New Jersey is in the process of kick-starting its alternative asset programme including real estate after more than a year of inactivity.
The New Jersey State Investment Council, which oversees the state pension’s $70 billion in assets, preliminarily approved increasing the pension’s allocation to alternatives from 28 percent to 38 percent. The actual allocation to alternatives stands at about 14 percent, a Treasury spokesperson said.
New Jersey’s alternatives category include four different asset categories – private equity, real estate, hedge funds and real assets, which includes infrastructure. Each category formerly had a cap of 7 percent, and those caps are proposed to change. Private equity would rise to a 12 percent ceiling, real estate’s cap would increase to 9 percent and hedge funds would max out at 15 percent. Real assets would have a cap of 7 percent.
The allocation changes are preliminary, and will go through a public review period. After the public review, the allocation changes will come back before the council for possible tweaking, and eventually a final vote, according to the spokesperson.

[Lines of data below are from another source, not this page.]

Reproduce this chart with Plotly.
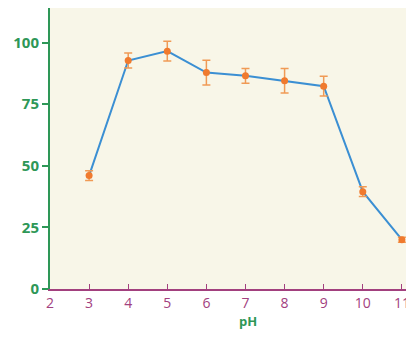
import plotly.graph_objects as go

ph = [3, 4, 5, 6, 7, 8, 9, 10, 11]
activity = [46, 92.7, 96.5, 87.8, 86.5, 84.5, 82.3, 39.5, 20]
error = [2, 3, 4, 5, 3, 5, 4, 2, 1]
x_ticks = [2, 3, 4, 5, 6, 7, 8, 9, 10, 11]
y_ticks = [0, 25, 50, 75, 100]

green = "#2e9757"
purple = "#a2407e"

fig = go.Figure()
fig.add_trace(go.Scatter(
    x=ph, y=activity, mode="lines",
    line=dict(color="#3b8fd3", width=2),
    hoverinfo="skip", showlegend=False,
))
fig.add_trace(go.Scatter(
    x=ph, y=activity, mode="markers",
    marker=dict(color="#f07a2e", size=7),
    error_y=dict(type="data", array=error, color="#f09a55", thickness=1.5, width=4),
    showlegend=False,
))

fig.add_annotation(
    text="<b>pH</b>", xref="paper", yref="paper", x=0.544, y=0,
    xanchor="center", yanchor="top", yshift=-22, showarrow=False,
    borderpad=0, font=dict(color=green, size=13),
)

fig.update_layout(
    width=406, height=322,
    margin=dict(l=42, r=0, t=0, b=41),
    paper_bgcolor="white",
    plot_bgcolor="#f8f6e8",
    font=dict(family="Open Sans", size=14),
    xaxis=dict(
        range=[2, 11.31], tickvals=x_ticks, ticktext=[str(v) for v in x_ticks],
        showgrid=False, zeroline=False,
        showline=True, linecolor=purple, linewidth=2,
        ticks="inside", ticklen=5, tickcolor=purple, tickwidth=1,
        tickfont=dict(color=purple, size=14),
    ),
    yaxis=dict(
        range=[0, 114], tickvals=y_ticks,
        showgrid=False, zeroline=False,
        showline=True, linecolor=green, linewidth=2,
        ticks="outside", ticklen=6, tickcolor=green, tickwidth=2,
        tickfont=dict(color=green, size=15, weight="bold"),
    ),
)

fig.write_html("out.html")
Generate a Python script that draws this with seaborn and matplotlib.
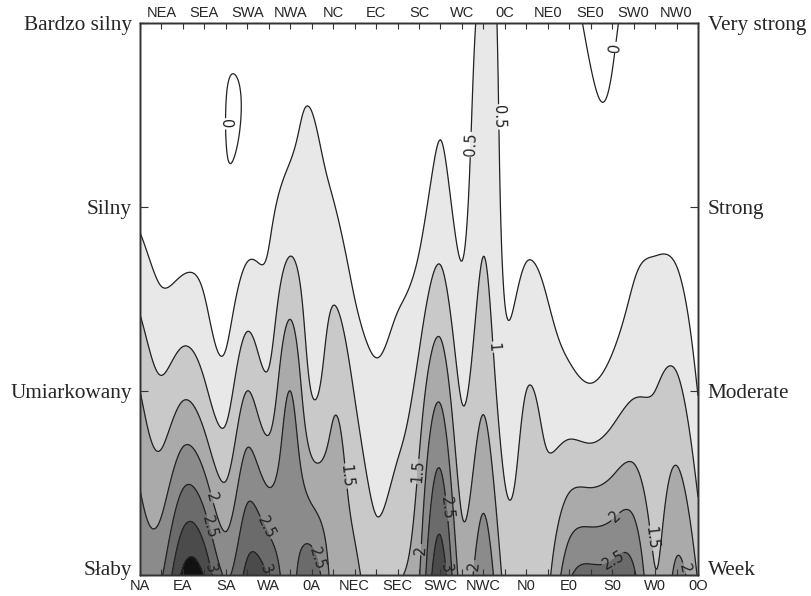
import numpy as np
import seaborn as sns
import matplotlib
matplotlib.use("Agg")
import matplotlib.pyplot as plt

# wind direction / circulation type categories (x axis)
categories = ["NA", "NEA", "EA", "SEA", "SA", "SWA", "WA", "NWA", "0A",
              "NC", "NEC", "EC", "SEC", "SC", "SWC", "WC", "NWC", "0C",
              "N0", "NE0", "E0", "SE0", "S0", "SW0", "W0", "NW0", "0O"]

# intensity classes (y axis), bottom to top
levels_pl = ["Słaby", "Umiarkowany", "Silny", "Bardzo silny"]
levels_en = ["Week", "Moderate", "Strong", "Very strong"]

# values read for each intensity class
slaby = [2.35, 2.45, 3.6, 3.45, 2.45, 3.15, 2.95, 2.35, 2.85,
         1.8, 1.6, 1.2, 1.45, 1.95, 3.3, 1.78, 2.35, 1.35,
         1.3, 1.4, 2.4, 2.65, 2.68, 2.6, 1.52, 2.1, 1.45]
umiarkowany = [1.5, 1.1, 1.4, 1.1, 0.75, 1.5, 1.15, 2.0, 0.98,
               1.4, 0.97, 0.6, 0.75, 1.2, 1.9, 0.95, 1.4, 0.7,
               1.0, 0.8, 0.65, 0.55, 0.72, 0.95, 1.0, 1.1, 0.48]
silny = [0.38, 0.2, 0.2, 0.25, 0.05, 0.22, 0.4, 0.68, 0.62,
         0.53, 0.14, 0.15, 0.25, 0.32, 0.7, 0.38, 0.9, 0.38,
         0.32, 0.25, 0.2, 0.1, 0.13, 0.35, 0.35, 0.3, 0.05]
bardzo_silny = [0.1, 0.05, 0.05, 0.05, 0.035, 0.05, 0.08, 0.4, 0.33,
                0.12, 0.2, 0.05, 0.05, 0.1, 0.38, 0.28, 0.6, 0.38,
                0.2, 0.05, 0.05, -0.04, -0.04, 0.1, 0.1, 0.1, 0.05]

contour_levels = [0, 0.5, 1, 1.5, 2, 2.5, 3, 3.5]
fill_colors = ["#ffffff", "#e8e8e8", "#c9c9c9", "#aaaaaa", "#8b8b8b",
               "#6b6b6b", "#4b4b4b", "#111111"]


def spline_weights(n, per):
    # natural cubic spline smoothing operator (used only for drawing the surface)
    t = np.linspace(0, n - 1, (n - 1) * per + 1)
    W = np.zeros((len(t), n))
    for k in range(n):
        y = np.zeros(n)
        y[k] = 1.0
        M = np.zeros(n)
        if n > 2:
            A = np.zeros((n - 2, n - 2))
            b = np.zeros(n - 2)
            for i in range(1, n - 1):
                A[i - 1, i - 1] = 4
                if i > 1:
                    A[i - 1, i - 2] = 1
                if i < n - 2:
                    A[i - 1, i] = 1
                b[i - 1] = 6 * (y[i - 1] - 2 * y[i] + y[i + 1])
            M[1:-1] = np.linalg.solve(A, b)
        i = np.minimum(np.floor(t).astype(int), n - 2)
        u = t - i
        W[:, k] = ((1 - u) * y[i] + u * y[i + 1]
                   + ((1 - u) ** 3 - (1 - u)) * M[i] / 6
                   + (u ** 3 - u) * M[i + 1] / 6)
    return t, W


Z = np.array([slaby, umiarkowany, silny, bardzo_silny])
xs, Wx = spline_weights(len(categories), 20)
ys, Wy = spline_weights(len(levels_pl), 80)
Zf = Wy @ Z @ Wx.T
X, Y = np.meshgrid(xs, ys)

sns.set_style("white")
fig = plt.figure(figsize=(8.12, 5.96), dpi=100)
ax = fig.add_axes([0.1724, 0.0352, 0.6872, 0.927])
ax.set_axisbelow(False)

ax.contourf(X, Y, Zf, levels=[-5] + contour_levels[1:] + [9],
            colors=fill_colors)
cs = ax.contour(X, Y, Zf, levels=contour_levels, colors="#222222",
                linewidths=0.9)
ax.clabel(cs, fmt="%g", fontsize=10.5, inline=True, inline_spacing=1)

ax.set_xlim(0, len(categories) - 1)
ax.set_ylim(0, len(levels_pl) - 1)

sans = "Liberation Sans"
serif = "Liberation Serif"

ax.set_xticks(range(0, len(categories), 2))
ax.set_xticklabels(categories[0::2], fontname=sans, fontsize=10.5)
ax.set_xticks(range(len(categories)), minor=True)
ax.set_yticks(range(len(levels_pl)))
ax.set_yticklabels(levels_pl, fontname=serif, fontsize=15.3)
ax.get_yticklabels()[0].set_va("baseline")
ax.tick_params(axis="x", which="both", direction="in", length=4, width=0.8,
               pad=3, top=False, bottom=True, color="#333333")
ax.tick_params(axis="y", direction="in", length=6, width=0.8, pad=6,
               left=True, color="#333333")

ax_top = ax.twiny()
ax_top.set_xlim(ax.get_xlim())
ax_top.set_xticks(range(1, len(categories), 2))
ax_top.set_xticklabels(categories[1::2], fontname=sans, fontsize=10.5)
ax_top.set_xticks(range(len(categories)), minor=True)
ax_top.tick_params(axis="x", which="both", direction="in", length=4,
                   width=0.8, pad=2, top=True, color="#333333")

ax_right = ax.twinx()
ax_right.set_ylim(ax.get_ylim())
ax_right.set_yticks(range(len(levels_en)))
ax_right.set_yticklabels(levels_en, fontname=serif, fontsize=15.3)
ax_right.get_yticklabels()[0].set_va("baseline")
ax_right.tick_params(axis="y", direction="in", length=6, width=0.8, pad=7,
                     right=True, color="#333333")

for a in (ax, ax_top, ax_right):
    for s in a.spines.values():
        s.set_color("#333333")
        s.set_linewidth(1.0)

fig.savefig("out.png", dpi=100)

New Jersey has not made a commitment to private equity since early 2009, and has hovered close to its target allocation at around 6.4 percent. New Jersey’s private equity portfolio is valued at about $4.5 billion.
Last week, council approved a $100 million commitment to Sheridan Production Partners II, a Warburg Pincus oil and gas joint venture. The commitment was a re-up for New Jersey, which committed $50 million to the first Sheridan fund. Council classifies Sheridan as a “real assets” investment, though the fund has private equity characteristics.
New Jersey has also been negotiating with existing managers, and plans on negotiating with new managers, for fee cuts, the spokesperson said.
“It’s about supply and demand. New Jersey is looking at getting fees at more realistic levels given the current state of the economy,” the spokesperson said.